In der Vergangenheit gab es aber mehrfach Versuche, diese Lösung trotzdem zu realisieren. 2000/2001 fanden unter dem Patronat von US-Präsidenten Bill Clinton Friedensverhandlungen zwischen der PLO und Israel statt. Die israelische Regierung willigte dabei in einen Vorschlag eines eigenständigen palästinensischen Staates ein, der ganz Gaza und 94–96 % des Territoriums des Westjordanlands umfasst hätte.
Bis zu drei Prozent des fehlenden Territoriums wären gemäss dem Friedensplan von Israel durch die Abtretung von eigenem Gebiet kompensiert worden. Damit hätte eine Landbrücke zwischen dem am Mittelmeer gelegenen Gaza und dem im Landesinneren gelegenen Westjordanland geschaffen werden sollen. Dadurch hätte der palästinensische Staat auch territorial eine Einheit gebildet. Doch der damalige Palästinenserpräsident Jassir Arafat lehnte den Vorschlag ab.
2008 scheiterte ein weiterer Versuch, die Zweistaatenlösung trotz der Siedlerproblematik zu realisieren. Der damalige israelische Ministerpräsident Ehud Olmert präsentierte einen Plan, der vorsah, dass die Palästinenser Israel 6.3% ihres Gebietes überlassen sollten. Damit hätten 80% der jüdischen Siedler ins israelische Kernland integriert werden können. Aus Gaza hatten sich die Israelis schon 2005 zurückgezogen und alle ihre dortigen Siedlungen geräumt.
Als Gegenleistung sollten die Palästinenser 5.8% des israelischen Staatsgebietes erhalten. Und wie schon von US-Präsident Clinton und dem damaligen israelischen Ministerpräsident Ehud Barak 2001 vorgeschlagen, sollte eine Landbrücke dafür sorgen, dass aus Gaza und dem Westjordanland ein zusammenhängender Staat entstehen konnte.
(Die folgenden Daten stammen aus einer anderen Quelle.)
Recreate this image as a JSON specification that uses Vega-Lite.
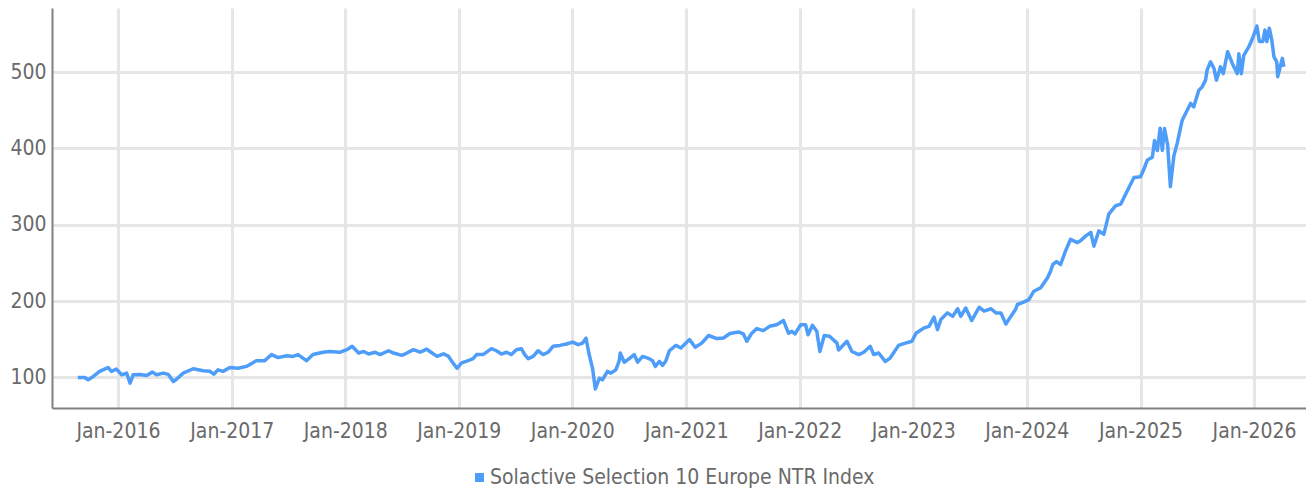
{
  "$schema": "https://vega.github.io/schema/vega-lite/v6.json",
  "autosize": {"type": "none"},
  "padding": {"left": 52, "top": 8, "right": 0, "bottom": 85},
  "width": 1254,
  "height": 400,
  "background": "#ffffff",
  "config": {
    "view": {"stroke": null},
    "font": "DejaVu Sans Condensed",
    "axis": {
      "labelFont": "DejaVu Sans Condensed",
      "labelFontSize": 21,
      "labelColor": "#6a6a6a",
      "domainColor": "#808080",
      "domainWidth": 2,
      "ticks": false,
      "gridColor": "#e6e6e6",
      "gridWidth": 3,
      "title": null
    },
    "legend": {
      "labelFont": "DejaVu Sans Condensed",
      "labelFontSize": 21,
      "labelColor": "#6a6a6a",
      "labelLimit": 0
    }
  },
  "data": {
    "values": [
      {"d": "2015-08-25", "v": 100},
      {"d": "2015-09-16", "v": 100},
      {"d": "2015-09-27", "v": 97},
      {"d": "2015-10-13", "v": 101},
      {"d": "2015-11-03", "v": 108},
      {"d": "2015-11-30", "v": 113},
      {"d": "2015-12-11", "v": 108},
      {"d": "2015-12-27", "v": 111},
      {"d": "2016-01-13", "v": 103.5},
      {"d": "2016-01-29", "v": 105.7},
      {"d": "2016-02-09", "v": 92.5},
      {"d": "2016-02-19", "v": 103.5},
      {"d": "2016-03-12", "v": 104},
      {"d": "2016-04-02", "v": 102.6},
      {"d": "2016-04-21", "v": 107},
      {"d": "2016-05-04", "v": 103.5},
      {"d": "2016-05-26", "v": 105.7},
      {"d": "2016-06-11", "v": 104},
      {"d": "2016-06-27", "v": 94.7},
      {"d": "2016-07-08", "v": 98},
      {"d": "2016-07-29", "v": 105.7},
      {"d": "2016-08-30", "v": 111.4},
      {"d": "2016-10-01", "v": 108.8},
      {"d": "2016-10-23", "v": 108},
      {"d": "2016-11-04", "v": 104.3},
      {"d": "2016-11-18", "v": 110},
      {"d": "2016-12-04", "v": 108},
      {"d": "2016-12-26", "v": 113},
      {"d": "2017-01-21", "v": 112},
      {"d": "2017-02-17", "v": 114.5},
      {"d": "2017-03-21", "v": 122},
      {"d": "2017-04-17", "v": 122},
      {"d": "2017-05-09", "v": 130},
      {"d": "2017-05-30", "v": 126},
      {"d": "2017-06-26", "v": 128.5},
      {"d": "2017-07-17", "v": 127.6},
      {"d": "2017-08-02", "v": 130},
      {"d": "2017-08-29", "v": 122},
      {"d": "2017-09-19", "v": 130},
      {"d": "2017-10-21", "v": 133},
      {"d": "2017-11-12", "v": 134},
      {"d": "2017-12-14", "v": 133},
      {"d": "2018-01-06", "v": 136.4},
      {"d": "2018-01-23", "v": 140.8},
      {"d": "2018-02-13", "v": 132},
      {"d": "2018-03-01", "v": 134},
      {"d": "2018-03-17", "v": 130.7},
      {"d": "2018-04-07", "v": 133},
      {"d": "2018-04-23", "v": 130},
      {"d": "2018-05-20", "v": 135},
      {"d": "2018-06-05", "v": 132},
      {"d": "2018-07-02", "v": 129},
      {"d": "2018-07-18", "v": 132},
      {"d": "2018-08-08", "v": 136.4},
      {"d": "2018-08-30", "v": 133.3},
      {"d": "2018-09-20", "v": 137},
      {"d": "2018-10-07", "v": 132},
      {"d": "2018-10-23", "v": 127.6},
      {"d": "2018-11-13", "v": 131},
      {"d": "2018-11-29", "v": 127.6},
      {"d": "2018-12-10", "v": 121},
      {"d": "2018-12-26", "v": 112},
      {"d": "2019-01-10", "v": 119},
      {"d": "2019-01-31", "v": 122},
      {"d": "2019-02-16", "v": 124.6},
      {"d": "2019-02-27", "v": 130},
      {"d": "2019-03-20", "v": 130},
      {"d": "2019-04-16", "v": 137.7},
      {"d": "2019-05-02", "v": 135},
      {"d": "2019-05-18", "v": 130.7},
      {"d": "2019-06-03", "v": 133},
      {"d": "2019-06-19", "v": 130},
      {"d": "2019-07-05", "v": 136.4},
      {"d": "2019-07-21", "v": 137.7},
      {"d": "2019-08-01", "v": 130},
      {"d": "2019-08-12", "v": 124.6},
      {"d": "2019-08-28", "v": 127.6},
      {"d": "2019-09-13", "v": 135},
      {"d": "2019-09-29", "v": 130},
      {"d": "2019-10-15", "v": 133},
      {"d": "2019-10-31", "v": 140.8},
      {"d": "2019-11-22", "v": 142},
      {"d": "2019-12-13", "v": 143.8},
      {"d": "2020-01-02", "v": 146.4},
      {"d": "2020-01-20", "v": 143},
      {"d": "2020-02-03", "v": 145},
      {"d": "2020-02-14", "v": 151.5},
      {"d": "2020-02-23", "v": 132},
      {"d": "2020-03-06", "v": 112},
      {"d": "2020-03-15", "v": 85},
      {"d": "2020-03-28", "v": 99},
      {"d": "2020-04-07", "v": 97},
      {"d": "2020-04-23", "v": 108},
      {"d": "2020-05-04", "v": 105.7},
      {"d": "2020-05-20", "v": 110},
      {"d": "2020-05-31", "v": 122},
      {"d": "2020-06-03", "v": 132},
      {"d": "2020-06-16", "v": 120},
      {"d": "2020-07-02", "v": 124.6},
      {"d": "2020-07-18", "v": 130},
      {"d": "2020-07-29", "v": 120},
      {"d": "2020-08-14", "v": 127.6},
      {"d": "2020-09-04", "v": 124.6},
      {"d": "2020-09-15", "v": 122},
      {"d": "2020-09-24", "v": 114.5},
      {"d": "2020-10-07", "v": 121},
      {"d": "2020-10-17", "v": 115.8},
      {"d": "2020-10-28", "v": 122},
      {"d": "2020-11-08", "v": 135},
      {"d": "2020-11-29", "v": 142},
      {"d": "2020-12-15", "v": 138.6},
      {"d": "2021-01-12", "v": 149.6},
      {"d": "2021-01-30", "v": 139.5},
      {"d": "2021-02-20", "v": 145},
      {"d": "2021-03-14", "v": 155},
      {"d": "2021-04-10", "v": 151},
      {"d": "2021-05-01", "v": 151.7},
      {"d": "2021-05-22", "v": 157.5},
      {"d": "2021-06-18", "v": 159.6},
      {"d": "2021-07-04", "v": 157},
      {"d": "2021-07-15", "v": 147.4},
      {"d": "2021-07-31", "v": 158},
      {"d": "2021-08-16", "v": 164},
      {"d": "2021-09-06", "v": 161.4},
      {"d": "2021-09-26", "v": 167},
      {"d": "2021-10-19", "v": 169},
      {"d": "2021-11-10", "v": 174.6},
      {"d": "2021-11-26", "v": 158},
      {"d": "2021-12-07", "v": 160.5},
      {"d": "2021-12-17", "v": 157},
      {"d": "2022-01-04", "v": 169},
      {"d": "2022-01-20", "v": 169},
      {"d": "2022-01-28", "v": 156},
      {"d": "2022-02-11", "v": 168.4},
      {"d": "2022-02-25", "v": 160.5},
      {"d": "2022-03-07", "v": 134},
      {"d": "2022-03-21", "v": 155},
      {"d": "2022-04-07", "v": 154},
      {"d": "2022-05-01", "v": 145},
      {"d": "2022-05-06", "v": 136},
      {"d": "2022-06-02", "v": 147.4},
      {"d": "2022-06-18", "v": 134},
      {"d": "2022-07-10", "v": 130},
      {"d": "2022-07-26", "v": 133},
      {"d": "2022-08-16", "v": 140.8},
      {"d": "2022-08-27", "v": 130},
      {"d": "2022-09-12", "v": 132},
      {"d": "2022-10-03", "v": 121},
      {"d": "2022-10-19", "v": 125.4},
      {"d": "2022-11-15", "v": 142},
      {"d": "2022-12-07", "v": 145},
      {"d": "2022-12-28", "v": 147.4},
      {"d": "2023-01-10", "v": 158},
      {"d": "2023-02-05", "v": 165},
      {"d": "2023-02-21", "v": 167},
      {"d": "2023-03-09", "v": 179},
      {"d": "2023-03-20", "v": 162.7},
      {"d": "2023-03-31", "v": 176},
      {"d": "2023-04-21", "v": 184.6},
      {"d": "2023-05-08", "v": 180},
      {"d": "2023-05-24", "v": 190},
      {"d": "2023-06-03", "v": 180},
      {"d": "2023-06-19", "v": 191},
      {"d": "2023-07-08", "v": 174.6},
      {"d": "2023-08-01", "v": 192},
      {"d": "2023-08-17", "v": 187},
      {"d": "2023-09-08", "v": 190},
      {"d": "2023-09-24", "v": 184.6},
      {"d": "2023-10-10", "v": 184.6},
      {"d": "2023-10-26", "v": 170},
      {"d": "2023-11-11", "v": 180},
      {"d": "2023-11-26", "v": 189},
      {"d": "2023-12-02", "v": 195.6},
      {"d": "2023-12-24", "v": 199},
      {"d": "2024-01-08", "v": 202},
      {"d": "2024-01-24", "v": 213},
      {"d": "2024-02-15", "v": 217.5},
      {"d": "2024-03-08", "v": 230.7},
      {"d": "2024-03-18", "v": 239.5},
      {"d": "2024-03-25", "v": 248},
      {"d": "2024-04-06", "v": 251.7},
      {"d": "2024-04-19", "v": 248},
      {"d": "2024-05-05", "v": 265.8},
      {"d": "2024-05-21", "v": 281},
      {"d": "2024-06-12", "v": 276.7},
      {"d": "2024-06-22", "v": 279},
      {"d": "2024-07-09", "v": 285.5},
      {"d": "2024-07-25", "v": 290},
      {"d": "2024-08-04", "v": 272},
      {"d": "2024-08-20", "v": 292},
      {"d": "2024-09-05", "v": 287.7},
      {"d": "2024-09-21", "v": 314},
      {"d": "2024-10-13", "v": 325},
      {"d": "2024-10-29", "v": 327},
      {"d": "2024-11-14", "v": 340},
      {"d": "2024-11-30", "v": 353},
      {"d": "2024-12-11", "v": 362},
      {"d": "2025-01-01", "v": 363},
      {"d": "2025-01-12", "v": 373},
      {"d": "2025-01-23", "v": 385},
      {"d": "2025-02-08", "v": 388.6},
      {"d": "2025-02-15", "v": 410.5},
      {"d": "2025-02-24", "v": 397.4},
      {"d": "2025-03-05", "v": 426.5},
      {"d": "2025-03-12", "v": 397.4},
      {"d": "2025-03-19", "v": 426},
      {"d": "2025-03-29", "v": 405},
      {"d": "2025-04-07", "v": 350},
      {"d": "2025-04-18", "v": 390},
      {"d": "2025-04-29", "v": 407},
      {"d": "2025-05-15", "v": 437},
      {"d": "2025-05-31", "v": 450},
      {"d": "2025-06-11", "v": 459},
      {"d": "2025-06-21", "v": 454.4},
      {"d": "2025-07-07", "v": 476},
      {"d": "2025-07-18", "v": 480.7},
      {"d": "2025-07-29", "v": 489.5},
      {"d": "2025-08-03", "v": 502.6},
      {"d": "2025-08-14", "v": 513.5},
      {"d": "2025-08-25", "v": 505},
      {"d": "2025-09-02", "v": 489.5},
      {"d": "2025-09-15", "v": 507},
      {"d": "2025-09-24", "v": 498},
      {"d": "2025-10-08", "v": 526.7},
      {"d": "2025-10-23", "v": 511.4},
      {"d": "2025-11-08", "v": 498},
      {"d": "2025-11-13", "v": 524},
      {"d": "2025-11-21", "v": 498},
      {"d": "2025-11-29", "v": 522},
      {"d": "2025-12-15", "v": 533},
      {"d": "2025-12-29", "v": 546},
      {"d": "2026-01-10", "v": 560.5},
      {"d": "2026-01-18", "v": 540},
      {"d": "2026-01-29", "v": 540},
      {"d": "2026-02-05", "v": 555},
      {"d": "2026-02-11", "v": 540},
      {"d": "2026-02-19", "v": 557.5},
      {"d": "2026-02-27", "v": 542},
      {"d": "2026-03-06", "v": 520},
      {"d": "2026-03-15", "v": 513.5},
      {"d": "2026-03-18", "v": 494},
      {"d": "2026-03-26", "v": 507},
      {"d": "2026-04-02", "v": 518},
      {"d": "2026-04-07", "v": 507}
    ]
  },
  "mark": {"type": "line", "strokeWidth": 3.5, "interpolate": "linear", "strokeJoin": "round"},
  "encoding": {
    "x": {
      "field": "d",
      "type": "temporal",
      "scale": {"type": "utc", "domain": ["2015-06-03", "2026-06-17"]},
      "axis": {
        "format": "%b-%Y",
        "tickCount": {"interval": "year", "step": 1},
        "labelPadding": 12,
        "labelFlush": false,
        "labelOverlap": false,
        "grid": true
      }
    },
    "y": {
      "field": "v",
      "type": "quantitative",
      "scale": {"domain": [60, 584], "nice": false, "zero": false},
      "axis": {
        "values": [100, 200, 300, 400, 500],
        "labelPadding": 6,
        "grid": true
      }
    },
    "color": {
      "datum": "Solactive Selection 10 Europe NTR Index",
      "type": "nominal",
      "scale": {"range": ["#4e9df9"]},
      "legend": {
        "title": null,
        "orient": "none",
        "legendX": 417,
        "legendY": 459,
        "symbolType": "square",
        "symbolSize": 81,
        "labelOffset": 0,
        "encode": {
          "symbols": {
            "update": {
              "fill": {"value": "#4e9df9"},
              "stroke": {"value": "#4e9df9"},
              "strokeWidth": {"value": 0}
            }
          }
        }
      }
    }
  }
}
Doch auch Arafats Nachfolger als palästinensischer Präsident, Mahmud Abbas, erteilte dem israelischen Friedensplan eine Absage.
Da rund 80% der heute im Westjordanland lebenden israelischen Siedler in fünf grossen Blöcken konzentriert sind, glauben Experten, dass eine Zweistaatenlösung immer noch möglich ist. Der derzeitige Krieg in Gaza hat dazu geführt, dass sowohl die USA als auch die Europäische Union wieder entschieden auf eine solche Lösung drängen.
Wunschdenken und Wirklichkeit
In der Neuen Zürcher Zeitung (NZZ) vom 27. Januar 2024 schreibt dazu Peter Rasonyi, der Leiter des Auslandressorts: «Die USA und die EU fordern einen palästinensischen Staat. Sie liegen damit auf der richtigen Seite der Moral und der falschen Seite der Realität.»
Europa und die USA würden mit ihren Forderungen nach einer sofortigen Umsetzung der Zwei-Staaten-Lösung die realen politischen Begebenheiten in Nahost ausblenden, kritisiert Rasonyi. Wenn die USA und EU ihre Forderung nach einem eigenständigen palästinensischen Staat ernst meinen, dann müssten sie zuerst die dafür notwendigen Voraussetzungen schaffen.
Dies bedeute in erster Linie, sie müssten für die Sicherheit Israels sorgen, schreibt der NZZ-Auslandchef. Denn nur wenn diese garantiert sei, könne Israel davon überzeugt werden, die Kontrolle über die palästinensischen Gebiete aufzugeben. «Eine erzwungene Gründung eines palästinensischen Staates gegen den Willen Israels, wie sie Borrell (der für Aussen- und Sicherheitspolitik zuständige Vizepräsident der EU-Kommission, Red.) suggerierte, ist völlig abwegig.»